Aim. Transcribe exactly the lines from the one containing "Output the Python" through the one containing "ax = fig.add_axes([0.096, 0.112, 0.899, 0.868])", both included, and leave out any pictures.

Recorded data.
::::
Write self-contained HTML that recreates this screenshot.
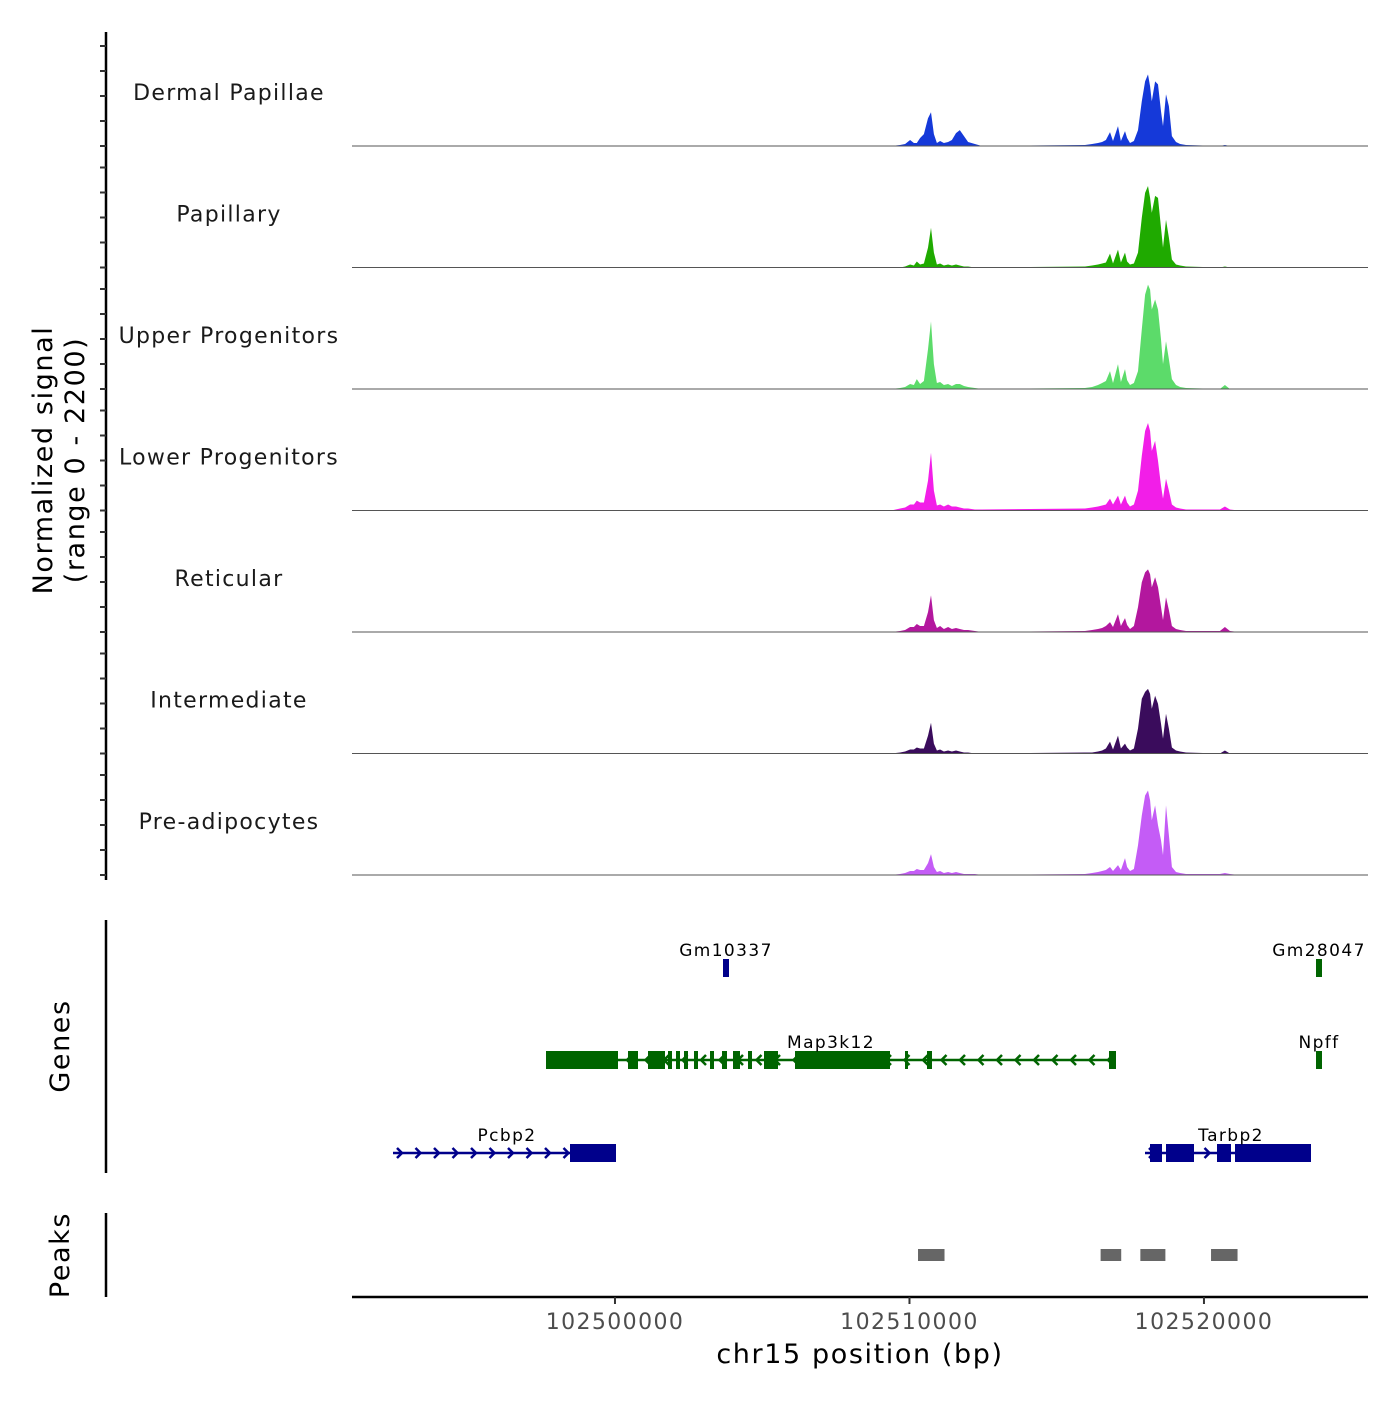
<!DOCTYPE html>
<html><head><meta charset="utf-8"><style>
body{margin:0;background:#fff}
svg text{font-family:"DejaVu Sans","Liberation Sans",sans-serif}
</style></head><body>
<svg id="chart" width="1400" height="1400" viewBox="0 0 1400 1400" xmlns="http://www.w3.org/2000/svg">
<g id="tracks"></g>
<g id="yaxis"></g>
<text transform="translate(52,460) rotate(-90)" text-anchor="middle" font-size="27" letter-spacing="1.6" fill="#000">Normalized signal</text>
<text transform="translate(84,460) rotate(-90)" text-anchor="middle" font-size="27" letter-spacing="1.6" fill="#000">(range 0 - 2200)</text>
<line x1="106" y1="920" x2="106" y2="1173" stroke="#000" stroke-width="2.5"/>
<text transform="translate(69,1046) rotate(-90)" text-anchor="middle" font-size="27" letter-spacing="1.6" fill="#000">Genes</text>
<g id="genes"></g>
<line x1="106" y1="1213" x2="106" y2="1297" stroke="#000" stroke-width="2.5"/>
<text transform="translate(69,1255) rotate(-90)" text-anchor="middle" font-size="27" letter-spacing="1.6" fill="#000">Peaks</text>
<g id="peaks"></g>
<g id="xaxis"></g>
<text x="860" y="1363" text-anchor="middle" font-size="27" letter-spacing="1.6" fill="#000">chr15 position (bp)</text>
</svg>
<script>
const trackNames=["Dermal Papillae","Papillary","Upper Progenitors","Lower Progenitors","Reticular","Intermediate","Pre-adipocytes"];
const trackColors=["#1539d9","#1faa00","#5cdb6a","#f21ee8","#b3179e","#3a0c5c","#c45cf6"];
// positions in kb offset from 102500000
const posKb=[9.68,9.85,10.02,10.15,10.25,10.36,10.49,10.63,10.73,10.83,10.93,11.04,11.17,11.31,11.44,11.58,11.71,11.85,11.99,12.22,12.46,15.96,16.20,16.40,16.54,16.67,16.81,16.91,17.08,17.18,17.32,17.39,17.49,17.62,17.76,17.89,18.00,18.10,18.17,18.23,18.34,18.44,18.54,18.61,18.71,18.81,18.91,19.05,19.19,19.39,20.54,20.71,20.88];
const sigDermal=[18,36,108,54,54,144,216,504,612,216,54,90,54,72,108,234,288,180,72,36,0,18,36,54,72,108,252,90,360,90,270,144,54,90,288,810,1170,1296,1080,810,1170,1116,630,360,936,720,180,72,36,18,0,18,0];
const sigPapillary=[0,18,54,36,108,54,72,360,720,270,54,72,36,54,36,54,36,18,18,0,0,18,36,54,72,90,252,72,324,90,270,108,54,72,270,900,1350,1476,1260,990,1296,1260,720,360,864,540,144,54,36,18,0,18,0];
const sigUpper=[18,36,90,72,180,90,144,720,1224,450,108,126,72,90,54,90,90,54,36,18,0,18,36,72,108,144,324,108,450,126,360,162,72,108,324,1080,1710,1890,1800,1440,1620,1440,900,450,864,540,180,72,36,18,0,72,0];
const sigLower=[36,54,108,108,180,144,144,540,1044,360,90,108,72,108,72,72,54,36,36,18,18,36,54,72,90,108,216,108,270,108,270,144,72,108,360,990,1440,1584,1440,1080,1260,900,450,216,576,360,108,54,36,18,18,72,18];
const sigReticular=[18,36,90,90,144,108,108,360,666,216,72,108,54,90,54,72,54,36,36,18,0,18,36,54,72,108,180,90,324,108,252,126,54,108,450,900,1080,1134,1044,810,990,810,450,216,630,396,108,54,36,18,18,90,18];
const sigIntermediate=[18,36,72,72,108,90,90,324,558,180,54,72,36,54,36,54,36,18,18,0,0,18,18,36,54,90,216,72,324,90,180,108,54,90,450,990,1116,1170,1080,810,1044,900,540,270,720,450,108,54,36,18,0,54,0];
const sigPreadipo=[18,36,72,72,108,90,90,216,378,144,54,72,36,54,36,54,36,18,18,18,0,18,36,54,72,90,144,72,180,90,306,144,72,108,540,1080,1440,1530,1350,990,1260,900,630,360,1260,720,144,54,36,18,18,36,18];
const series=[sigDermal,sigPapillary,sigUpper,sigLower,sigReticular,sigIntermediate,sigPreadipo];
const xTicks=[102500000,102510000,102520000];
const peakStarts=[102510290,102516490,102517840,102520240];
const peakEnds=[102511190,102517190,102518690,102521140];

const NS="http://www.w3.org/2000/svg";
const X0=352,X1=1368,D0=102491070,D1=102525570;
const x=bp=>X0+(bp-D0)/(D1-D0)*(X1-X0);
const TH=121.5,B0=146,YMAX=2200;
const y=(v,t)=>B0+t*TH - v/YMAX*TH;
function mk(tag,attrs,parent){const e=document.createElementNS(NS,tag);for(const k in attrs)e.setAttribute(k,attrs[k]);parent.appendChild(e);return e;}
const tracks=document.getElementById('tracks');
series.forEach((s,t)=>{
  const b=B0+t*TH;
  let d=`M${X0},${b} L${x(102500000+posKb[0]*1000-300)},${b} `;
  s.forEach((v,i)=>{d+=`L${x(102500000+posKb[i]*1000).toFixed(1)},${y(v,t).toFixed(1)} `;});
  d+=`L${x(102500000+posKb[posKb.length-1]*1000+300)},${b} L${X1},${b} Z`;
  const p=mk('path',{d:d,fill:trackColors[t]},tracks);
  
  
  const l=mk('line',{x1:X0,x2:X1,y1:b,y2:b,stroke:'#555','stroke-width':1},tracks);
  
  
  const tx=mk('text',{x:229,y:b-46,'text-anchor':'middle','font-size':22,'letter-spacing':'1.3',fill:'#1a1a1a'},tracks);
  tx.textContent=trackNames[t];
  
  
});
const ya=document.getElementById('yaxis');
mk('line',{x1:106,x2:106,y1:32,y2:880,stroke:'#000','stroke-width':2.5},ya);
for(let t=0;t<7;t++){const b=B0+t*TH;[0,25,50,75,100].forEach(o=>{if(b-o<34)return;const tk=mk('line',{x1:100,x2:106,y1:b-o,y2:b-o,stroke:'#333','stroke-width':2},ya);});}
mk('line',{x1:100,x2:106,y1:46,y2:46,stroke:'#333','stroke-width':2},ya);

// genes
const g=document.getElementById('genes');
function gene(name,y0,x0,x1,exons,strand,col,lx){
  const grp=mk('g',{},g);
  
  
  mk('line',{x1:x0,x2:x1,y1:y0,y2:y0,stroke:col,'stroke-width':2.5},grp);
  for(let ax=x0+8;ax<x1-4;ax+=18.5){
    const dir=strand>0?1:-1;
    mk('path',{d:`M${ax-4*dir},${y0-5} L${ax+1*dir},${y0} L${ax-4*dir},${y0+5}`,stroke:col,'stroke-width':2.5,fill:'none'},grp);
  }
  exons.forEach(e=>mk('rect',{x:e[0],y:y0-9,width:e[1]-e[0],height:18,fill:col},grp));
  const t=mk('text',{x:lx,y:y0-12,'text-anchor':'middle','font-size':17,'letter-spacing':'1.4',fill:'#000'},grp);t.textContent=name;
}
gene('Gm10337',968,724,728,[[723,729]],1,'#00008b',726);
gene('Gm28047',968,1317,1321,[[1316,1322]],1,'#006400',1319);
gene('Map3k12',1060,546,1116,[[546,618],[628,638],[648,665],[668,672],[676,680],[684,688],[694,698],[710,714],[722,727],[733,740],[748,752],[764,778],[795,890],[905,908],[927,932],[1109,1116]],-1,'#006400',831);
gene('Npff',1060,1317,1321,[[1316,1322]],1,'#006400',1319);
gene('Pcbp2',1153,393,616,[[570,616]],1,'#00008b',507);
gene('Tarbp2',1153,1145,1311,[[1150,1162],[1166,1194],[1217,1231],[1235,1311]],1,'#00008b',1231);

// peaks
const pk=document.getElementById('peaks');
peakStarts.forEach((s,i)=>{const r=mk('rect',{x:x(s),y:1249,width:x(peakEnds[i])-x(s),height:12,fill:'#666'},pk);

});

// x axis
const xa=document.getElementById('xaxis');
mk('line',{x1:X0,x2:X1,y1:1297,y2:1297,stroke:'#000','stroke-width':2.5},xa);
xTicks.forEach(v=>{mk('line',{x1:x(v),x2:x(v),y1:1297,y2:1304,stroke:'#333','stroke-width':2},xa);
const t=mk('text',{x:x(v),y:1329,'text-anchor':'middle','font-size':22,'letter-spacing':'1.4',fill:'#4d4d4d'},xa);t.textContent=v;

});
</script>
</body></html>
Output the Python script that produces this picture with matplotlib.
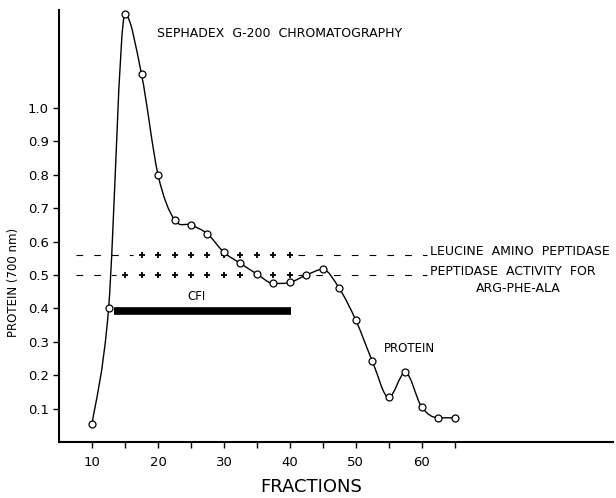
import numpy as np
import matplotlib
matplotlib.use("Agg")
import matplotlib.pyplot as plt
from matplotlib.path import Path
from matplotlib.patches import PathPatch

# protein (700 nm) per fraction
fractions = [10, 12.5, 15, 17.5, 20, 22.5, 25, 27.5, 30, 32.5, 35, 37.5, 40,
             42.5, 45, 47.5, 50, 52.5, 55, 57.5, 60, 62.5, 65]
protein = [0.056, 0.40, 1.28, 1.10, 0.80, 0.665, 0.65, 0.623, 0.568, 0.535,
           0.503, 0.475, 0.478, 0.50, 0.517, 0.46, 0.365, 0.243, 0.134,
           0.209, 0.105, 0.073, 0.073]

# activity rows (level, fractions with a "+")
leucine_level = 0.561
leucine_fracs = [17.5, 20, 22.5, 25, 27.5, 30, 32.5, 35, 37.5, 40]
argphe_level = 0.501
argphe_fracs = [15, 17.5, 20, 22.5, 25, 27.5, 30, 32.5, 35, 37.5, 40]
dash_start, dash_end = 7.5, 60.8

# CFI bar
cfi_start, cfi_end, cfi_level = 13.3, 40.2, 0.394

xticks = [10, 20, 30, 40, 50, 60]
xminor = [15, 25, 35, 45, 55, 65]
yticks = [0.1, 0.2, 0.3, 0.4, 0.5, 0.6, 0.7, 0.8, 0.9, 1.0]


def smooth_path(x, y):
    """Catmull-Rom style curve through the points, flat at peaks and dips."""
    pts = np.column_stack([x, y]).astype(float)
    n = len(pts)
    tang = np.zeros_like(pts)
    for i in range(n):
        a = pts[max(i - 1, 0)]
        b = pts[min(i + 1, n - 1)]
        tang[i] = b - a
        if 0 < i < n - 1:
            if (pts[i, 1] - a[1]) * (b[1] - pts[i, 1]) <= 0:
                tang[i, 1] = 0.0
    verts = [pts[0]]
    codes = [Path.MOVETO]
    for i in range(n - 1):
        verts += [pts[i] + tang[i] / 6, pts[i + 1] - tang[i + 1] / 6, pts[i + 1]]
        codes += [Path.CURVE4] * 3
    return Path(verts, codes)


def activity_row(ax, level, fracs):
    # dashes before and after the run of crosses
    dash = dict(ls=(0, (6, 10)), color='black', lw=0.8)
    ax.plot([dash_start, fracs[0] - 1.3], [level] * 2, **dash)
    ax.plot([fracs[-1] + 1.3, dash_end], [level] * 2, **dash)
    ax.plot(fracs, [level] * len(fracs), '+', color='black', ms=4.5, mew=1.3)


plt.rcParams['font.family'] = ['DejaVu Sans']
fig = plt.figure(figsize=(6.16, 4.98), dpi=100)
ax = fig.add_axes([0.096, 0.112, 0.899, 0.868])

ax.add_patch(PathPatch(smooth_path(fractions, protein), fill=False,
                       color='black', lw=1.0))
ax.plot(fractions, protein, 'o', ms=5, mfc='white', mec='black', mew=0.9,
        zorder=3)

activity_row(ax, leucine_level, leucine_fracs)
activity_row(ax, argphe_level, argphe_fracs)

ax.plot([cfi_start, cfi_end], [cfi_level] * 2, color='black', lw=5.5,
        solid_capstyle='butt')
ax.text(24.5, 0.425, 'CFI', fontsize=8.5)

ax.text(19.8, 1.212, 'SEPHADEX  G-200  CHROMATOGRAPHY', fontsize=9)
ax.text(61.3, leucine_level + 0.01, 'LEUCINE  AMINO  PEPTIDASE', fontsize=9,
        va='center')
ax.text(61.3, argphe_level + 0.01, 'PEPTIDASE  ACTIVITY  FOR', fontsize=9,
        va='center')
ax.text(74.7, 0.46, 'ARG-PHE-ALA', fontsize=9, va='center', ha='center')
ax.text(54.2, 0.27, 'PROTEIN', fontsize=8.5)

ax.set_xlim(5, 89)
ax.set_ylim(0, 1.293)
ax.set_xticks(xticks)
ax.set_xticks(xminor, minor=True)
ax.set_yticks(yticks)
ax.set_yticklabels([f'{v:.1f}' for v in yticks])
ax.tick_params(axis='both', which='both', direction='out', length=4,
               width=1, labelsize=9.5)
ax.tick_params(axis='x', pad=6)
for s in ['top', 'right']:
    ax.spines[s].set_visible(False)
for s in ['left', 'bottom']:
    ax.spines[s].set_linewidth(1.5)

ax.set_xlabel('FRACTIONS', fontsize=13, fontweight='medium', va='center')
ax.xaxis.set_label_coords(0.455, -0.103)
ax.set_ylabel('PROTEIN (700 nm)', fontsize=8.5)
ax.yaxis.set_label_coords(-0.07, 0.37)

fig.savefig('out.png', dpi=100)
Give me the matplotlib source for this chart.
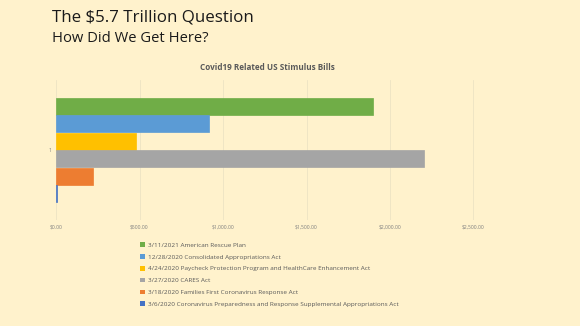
::::
Output of the task.
Output the Python script that produces this picture with matplotlib.
import numpy as np
import matplotlib
matplotlib.use("Agg")
import matplotlib.pyplot as plt
from matplotlib.path import Path
from matplotlib.patches import PathPatch

# protein (700 nm) per fraction
fractions = [10, 12.5, 15, 17.5, 20, 22.5, 25, 27.5, 30, 32.5, 35, 37.5, 40,
             42.5, 45, 47.5, 50, 52.5, 55, 57.5, 60, 62.5, 65]
protein = [0.056, 0.40, 1.28, 1.10, 0.80, 0.665, 0.65, 0.623, 0.568, 0.535,
           0.503, 0.475, 0.478, 0.50, 0.517, 0.46, 0.365, 0.243, 0.134,
           0.209, 0.105, 0.073, 0.073]

# activity rows (level, fractions with a "+")
leucine_level = 0.561
leucine_fracs = [17.5, 20, 22.5, 25, 27.5, 30, 32.5, 35, 37.5, 40]
argphe_level = 0.501
argphe_fracs = [15, 17.5, 20, 22.5, 25, 27.5, 30, 32.5, 35, 37.5, 40]
dash_start, dash_end = 7.5, 60.8

# CFI bar
cfi_start, cfi_end, cfi_level = 13.3, 40.2, 0.394

xticks = [10, 20, 30, 40, 50, 60]
xminor = [15, 25, 35, 45, 55, 65]
yticks = [0.1, 0.2, 0.3, 0.4, 0.5, 0.6, 0.7, 0.8, 0.9, 1.0]


def smooth_path(x, y):
    """Catmull-Rom style curve through the points, flat at peaks and dips."""
    pts = np.column_stack([x, y]).astype(float)
    n = len(pts)
    tang = np.zeros_like(pts)
    for i in range(n):
        a = pts[max(i - 1, 0)]
        b = pts[min(i + 1, n - 1)]
        tang[i] = b - a
        if 0 < i < n - 1:
            if (pts[i, 1] - a[1]) * (b[1] - pts[i, 1]) <= 0:
                tang[i, 1] = 0.0
    verts = [pts[0]]
    codes = [Path.MOVETO]
    for i in range(n - 1):
        verts += [pts[i] + tang[i] / 6, pts[i + 1] - tang[i + 1] / 6, pts[i + 1]]
        codes += [Path.CURVE4] * 3
    return Path(verts, codes)


def activity_row(ax, level, fracs):
    # dashes before and after the run of crosses
    dash = dict(ls=(0, (6, 10)), color='black', lw=0.8)
    ax.plot([dash_start, fracs[0] - 1.3], [level] * 2, **dash)
    ax.plot([fracs[-1] + 1.3, dash_end], [level] * 2, **dash)
    ax.plot(fracs, [level] * len(fracs), '+', color='black', ms=4.5, mew=1.3)


plt.rcParams['font.family'] = ['DejaVu Sans']
fig = plt.figure(figsize=(6.16, 4.98), dpi=100)
ax = fig.add_axes([0.096, 0.112, 0.899, 0.868])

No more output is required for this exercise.